A few wine writers and educators claim that Mega Purple is likely used to enhance most red wines in the $15 and under price level, and to many above that level. However, there are no industry statistics to substantiate those claims, and there is very little, if any, discussion of this topic within the industry, even though it has been around for years.
However, if swirling in a sack of oak chips to mimic the effect of aging Chardonnay in costly oak barrels is an acceptable practice, certainly “putting some lipstick on the pig” via some dark, sweet, concentrated grape juice can’t be any worse.
Or can it?
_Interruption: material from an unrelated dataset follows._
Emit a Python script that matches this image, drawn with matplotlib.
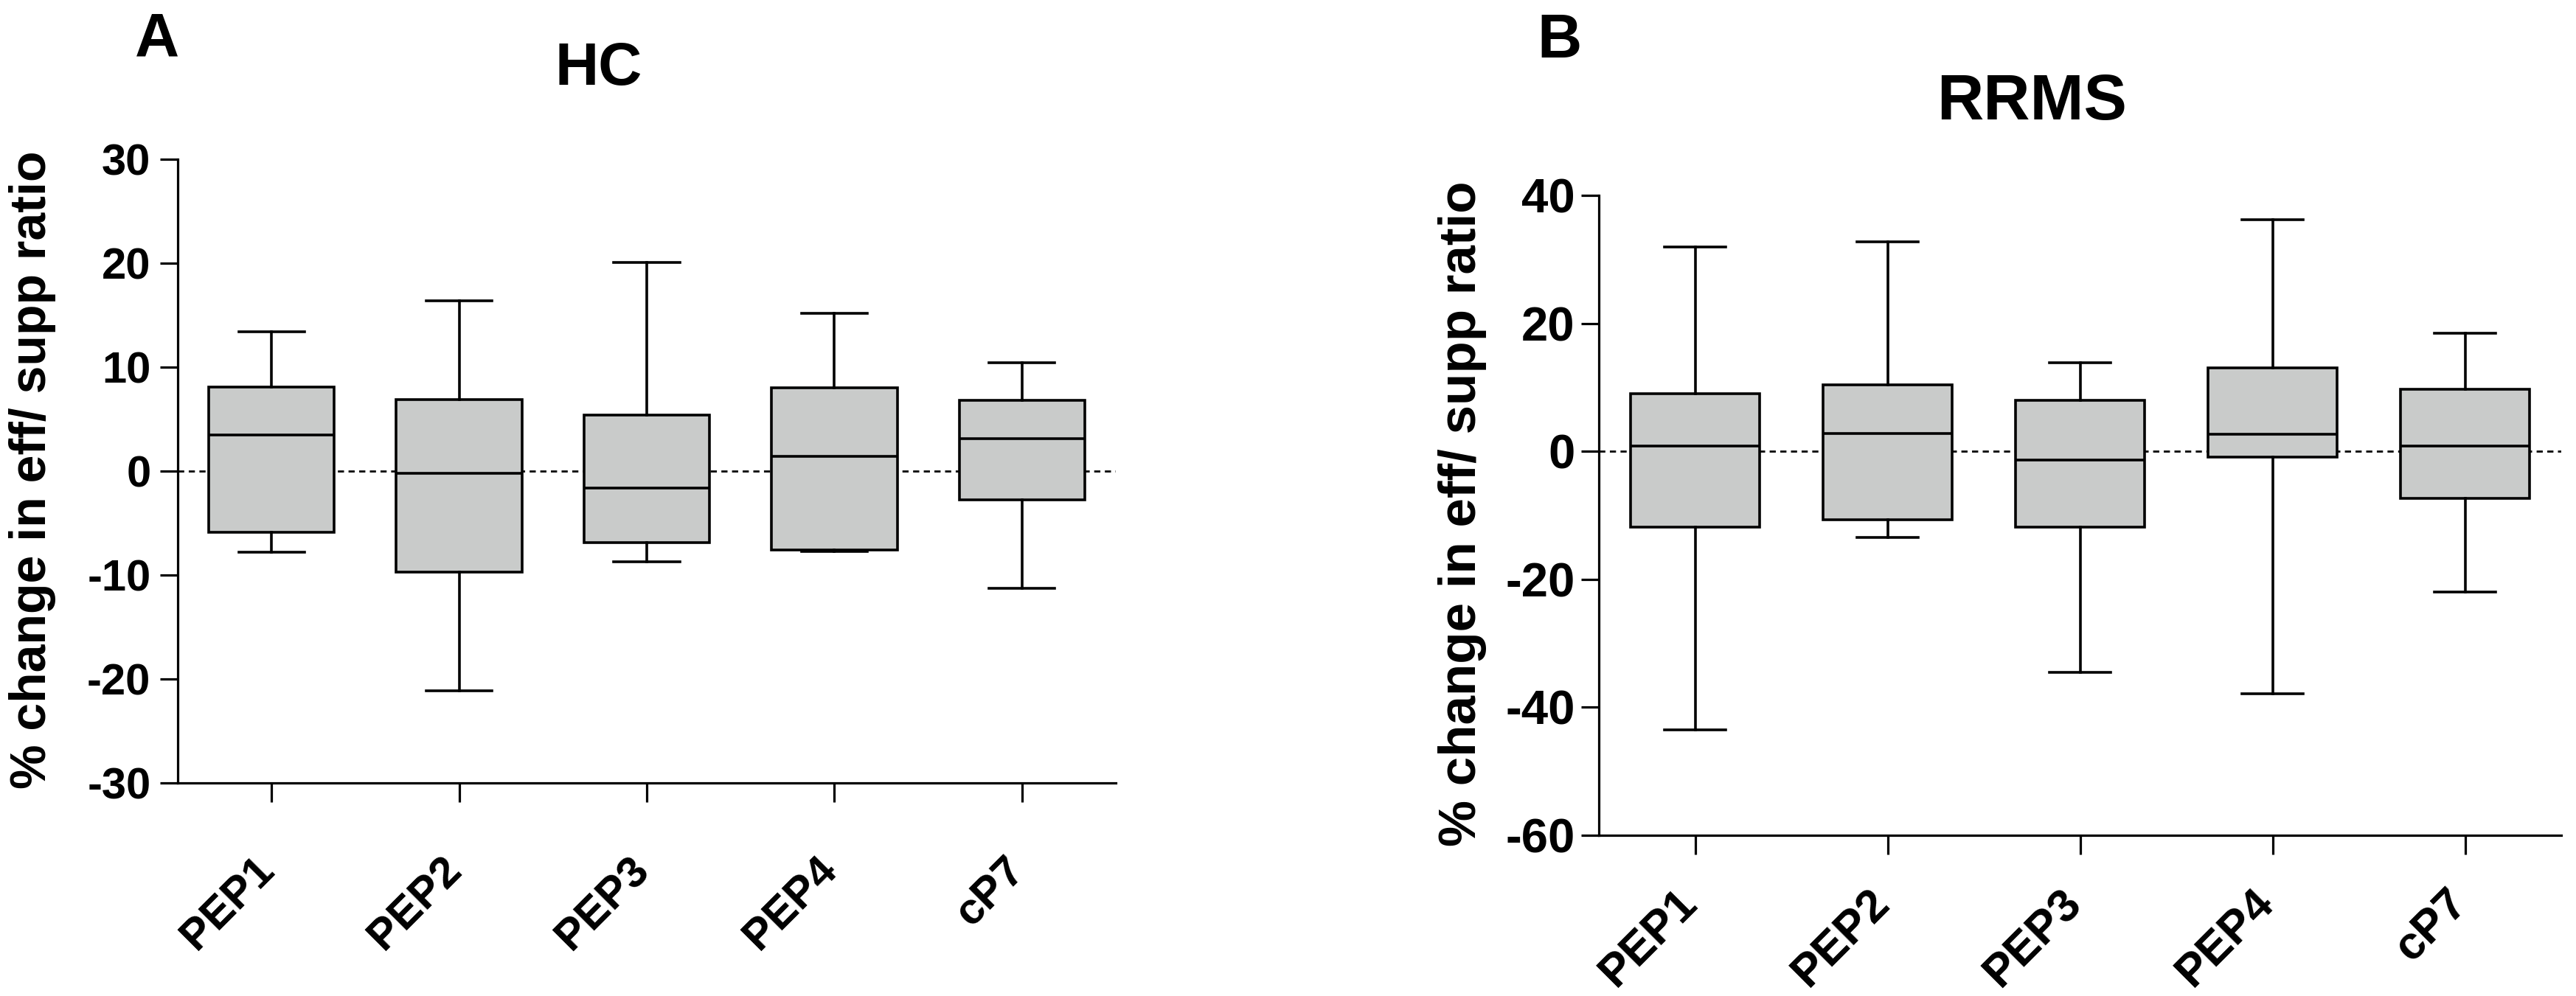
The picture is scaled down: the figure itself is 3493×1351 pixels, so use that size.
import matplotlib
matplotlib.use("Agg")
import matplotlib.pyplot as plt
from matplotlib import font_manager as fm
from matplotlib.transforms import ScaledTranslation

# ---------------- data ----------------
categories = ["PEP1", "PEP2", "PEP3", "PEP4", "cP7"]

hc_whislo = [-7.8, -21.1, -8.7, -7.7, -11.3]
hc_q1 = [-5.9, -9.7, -6.9, -7.6, -2.8]
hc_med = [3.5, -0.2, -1.6, 1.4, 3.1]
hc_q3 = [8.1, 6.9, 5.4, 8.0, 6.8]
hc_whishi = [13.4, 16.4, 20.1, 15.2, 10.4]
hc_yticks = [-30, -20, -10, 0, 10, 20, 30]

rrms_whislo = [-43.5, -13.5, -34.5, -37.9, -22.0]
rrms_q1 = [-11.8, -10.7, -11.8, -0.9, -7.3]
rrms_med = [0.8, 2.8, -1.4, 2.7, 0.8]
rrms_q3 = [9.0, 10.4, 8.0, 13.0, 9.7]
rrms_whishi = [31.9, 32.7, 13.9, 36.2, 18.5]
rrms_yticks = [-60, -40, -20, 0, 20, 40]

ylabel = "% change in eff/ supp ratio"

# ---------------- fonts ----------------
names = {f.name for f in fm.fontManager.ttflist}
BOLD = "Liberation Sans" if "Liberation Sans" in names else "DejaVu Sans"
NARROW = "Liberation Sans Narrow" if "Liberation Sans Narrow" in names else BOLD

W, H = 3493, 1351
DPI = 100
fig = plt.figure(figsize=(W / DPI, H / DPI), dpi=DPI)
fig.patch.set_facecolor("white")

FILL = "#C9CBCA"
LW = 2.6


def px2pt(p):
    return p * 72.0 / DPI


def panel(rect, whislo, q1, med, q3, whishi, yticks, capw,
          ytick_fs, ytick_pad, xlab_fs, xlab_dx, xlab_dy):
    ax = fig.add_axes(rect)
    stats = []
    for i, c in enumerate(categories):
        stats.append(dict(label=c, whislo=whislo[i], q1=q1[i], med=med[i],
                          q3=q3[i], whishi=whishi[i], fliers=[]))
    ax.axhline(0, color="black", lw=2.0, ls=(0, (3, 2.2)), zorder=1)
    ax.bxp(stats, positions=list(range(len(categories))), widths=0.67,
           capwidths=capw, patch_artist=True, showfliers=False,
           manage_ticks=False,
           boxprops=dict(facecolor=FILL, edgecolor="black", linewidth=LW),
           whiskerprops=dict(color="black", linewidth=LW),
           capprops=dict(color="black", linewidth=LW),
           medianprops=dict(color="black", linewidth=LW))
    ax.set_xlim(-0.5, len(categories) - 0.5)
    ax.set_ylim(yticks[0], yticks[-1])
    ax.spines["top"].set_visible(False)
    ax.spines["right"].set_visible(False)
    for s in ("left", "bottom"):
        ax.spines[s].set_linewidth(2.3)
    ax.set_yticks(yticks, labels=[str(v) for v in yticks],
                  fontsize=ytick_fs, fontweight="bold", family=NARROW)
    ax.tick_params(axis="y", length=px2pt(24), width=2.3, pad=ytick_pad,
                   direction="out")
    ax.set_xticks(list(range(len(categories))))
    ax.set_xticklabels([])
    ax.tick_params(axis="x", length=px2pt(26), width=2.3, direction="out")
    off = ScaledTranslation(xlab_dx / DPI, -xlab_dy / DPI, fig.dpi_scale_trans)
    for i, c in enumerate(categories):
        ax.text(i, 0, c, transform=ax.get_xaxis_transform() + off,
                rotation=45, ha="right", va="top", fontsize=xlab_fs,
                fontweight="bold", family=BOLD)
    return ax


axA = panel([241 / W, 1 - 1062 / H, (1513 - 241) / W, (1062 - 216) / H],
            hc_whislo, hc_q1, hc_med, hc_q3, hc_whishi, hc_yticks, 0.35,
            43, 9, 43, 14, 90)
axB = panel([2168 / W, 1 - 1133 / H, (3473 - 2168) / W, (1133 - 265) / H],
            rrms_whislo, rrms_q1, rrms_med, rrms_q3, rrms_whishi, rrms_yticks,
            0.315, 47, 6, 45, 14, 62)

# y labels
fig.text(44 / W, 1 - 637 / H, ylabel, rotation=90, ha="center", va="center",
         fontsize=49, fontweight="bold", family=BOLD)
fig.text(1983 / W, 1 - 697 / H, ylabel, rotation=90, ha="center", va="center",
         fontsize=51, fontweight="bold", family=BOLD)

# titles
fig.text(812 / W, 1 - 115 / H, "HC", ha="center", va="baseline",
         fontsize=59, fontweight="bold", family=NARROW)
fig.text(2755 / W, 1 - 162 / H, "RRMS", ha="center", va="baseline",
         fontsize=63, fontweight="bold", family=NARROW)

# panel letters
fig.text(213 / W, 1 - 77 / H, "A", ha="center", va="baseline",
         fontsize=60, fontweight="bold", family=BOLD)
fig.text(2115 / W, 1 - 78 / H, "B", ha="center", va="baseline",
         fontsize=60, fontweight="bold", family=BOLD)

fig.savefig("out.png", dpi=DPI, facecolor="white")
It depends on who has your eyes and ears. “An insidious additive that can ruin a wine,” screams one wine lecturer and educator. Meanwhile another scoffs, “What’s the big deal? It’s only grape juice.”
Those professionals who have pursued this issue via blind tastings typically agree that while Mega Purple does create a darker color, a bit more body, and a notch up in sweetness (America’s favorite taste), it does have some compromising side effects. It tends to diminish the varietal character and aromatics of the wine’s underlying grape. This can homogenize red wines to the point where they will be sharing the same general profile and characteristics.
Is it a Cabernet, or is it a Merlot? Who cares as long as “It tastes good.” And just think about it! One big, inky fruit bomb for everyone! And with the bonus of vibrant, purple legs oozing down the inside of your swirled wine glass.